If you have read some of my previous posts, most probably you have checked some of my articles about Design Patterns in Automation Testing. One of the most prominent patterns that I have blogged about is the Page Object Pattern. It is so fundamental to the creation of a fast, robust and readable UI automation that I even dedicated to it a second article. In my team, we have applied it for a couple of years in different projects. During the process, we came up with a few different variations of the page objects. I believe that some of them lead to more readable and more maintainable code compared to the previously presented ones.

Image 1

Page Objects v.2.0 – Interfaces

I like this pattern so much that I even created a fluent API for page objects. However, I think that its usage is a little bit troublesome, at least for me. It turned out that I am not a big fan of the Fluent Interface. If you have read my article on the subject, you may have found out that I suggested using the pages as singletons. Nonetheless, I think that there are more “cleaner” ways for doing this. The base singleton’s class and all other base generic pages make the code more unreadable and not so easy to grasp. We resolved this particular problem through the application of an IoC Container. Unfortunately, the page objects’ inheritance tree was still relatively complicated because of the two generic parameters.

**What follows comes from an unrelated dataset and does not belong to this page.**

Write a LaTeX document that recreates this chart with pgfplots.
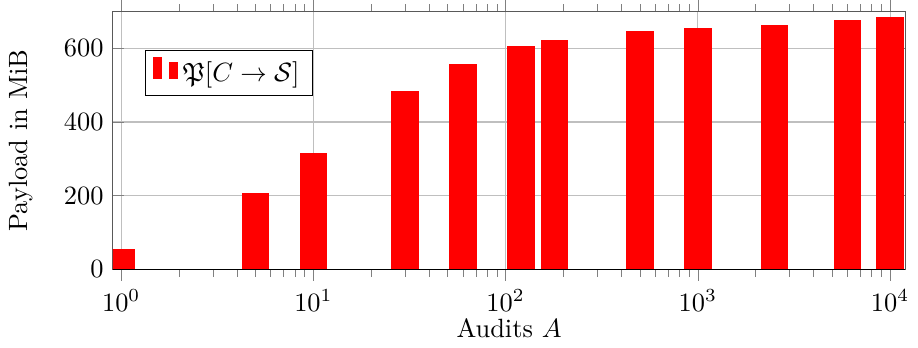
\documentclass[border=0pt]{standalone}
\usepackage{pgfplots}
\usepackage{amsfonts}
\pgfplotsset{compat=1.18}
\begin{document}
\begin{tikzpicture}
\begin{axis}[
  scale only axis,
  width=300pt, height=97.6pt,
  xmode=log,
  xmin=0.905, xmax=12000,
  ymin=0, ymax=700,
  ytick={0,200,400,600},
  xtick align=outside,
  ytick align=inside,
  grid=major,
  axis line style={black!65},
  xlabel={Audits $A$},
  ylabel={Payload in MiB},
  xlabel style={yshift=4pt},
  ylabel style={yshift=5pt},
  legend style={at={(0.04,0.85)}, anchor=north west},
]
\addplot[ybar, ybar legend, bar width=10pt, fill=red, draw=red] coordinates {
(1,55) (5,206) (10,314) (30,482) (60,557) (120,604) (180,621)
(500,646) (1000,654) (2500,662) (6000,675) (10000,683)
};
\addlegendentry{{$\mathfrak{P}[C \to \mathcal{S}]$}}
\draw[black] (rel axis cs:0,0) -- (rel axis cs:1,0);
\end{axis}
\end{tikzpicture}
\end{document}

IoC Container – Previous Version

C#
public class BasePage<M>
    where M : BasePageElementMap, new()
{
    protected readonly string url;

    public BasePage(string url)
    {
        this.url = url;
    }

    public BasePage()
    {
        this.url = null;
    }

    protected M Map
    {
        get
        {
            return new M();
        }
    }

    public virtual void Navigate(string part = "")
    {
        Driver.Browser.Navigate().GoToUrl(string.Concat(url, part));
    }
}

public class BasePage<M, V> : BasePage<M>
    where M : BasePageElementMap, new()
    where V : BasePageValidator<M>, new()
{
    public BasePage(string url) : base(url)
    {
    }

    public BasePage()
    {
    }

    public V Validate()
    {
        return new V();
    }
}

After a couple of discussions about the assertion methods, should they be part of the page objects, I started thinking about how can I improve them. On the one hand, I wanted the assertions to be reused, on the other hand, they somehow shouldn’t have been directly part of the page objects. I thought that because they were the reason for the existence of the second base class with the additional generic parameter. Also, there was a new requirement- the pages to be interchangeable. In summary, if you have a Page A, later it is deprecated and its substitute is Page A1, it should be easy to exchange both implementations without breaking all the surrounding code.

Interfaces- Improved Version

C#
public class BingMainPage : BasePage<BingMainPageMap>, IBingMainPage
{
    public BingMainPage(IWebDriver driver)
        : base(driver, new BingMainPageMap(driver))
    {
    }

    public override string Url
    {
        get
        {
            return @"http://www.bing.com/";
        }
    }

    public void Search(string textToType)
    {
        this.Map.SearchBox.Clear();
        this.Map.SearchBox.SendKeys(textToType);
        this.Map.GoButton.Click();
    }
}

To solve the lastly mentioned problem, we introduced a new participant of the Page Object Pattern- page’s interface. It defines what actions the page should be able to do.

C#
public interface IBingMainPage : IPage
{
    void Search(string textToType);
}

Now all the code that depends on the page can use the page as an interface. That means if you have to replace it, the new version only needs to implement the same interface.

The second improvement that we made was related to the previously called Validators classes. In general, they were holding assertion methods, so the first thing that we decided to do was to rename them to end with suffix Asserter. We did that because in the production code the validators are meant for a different job, like validating user’s input, not asserting things.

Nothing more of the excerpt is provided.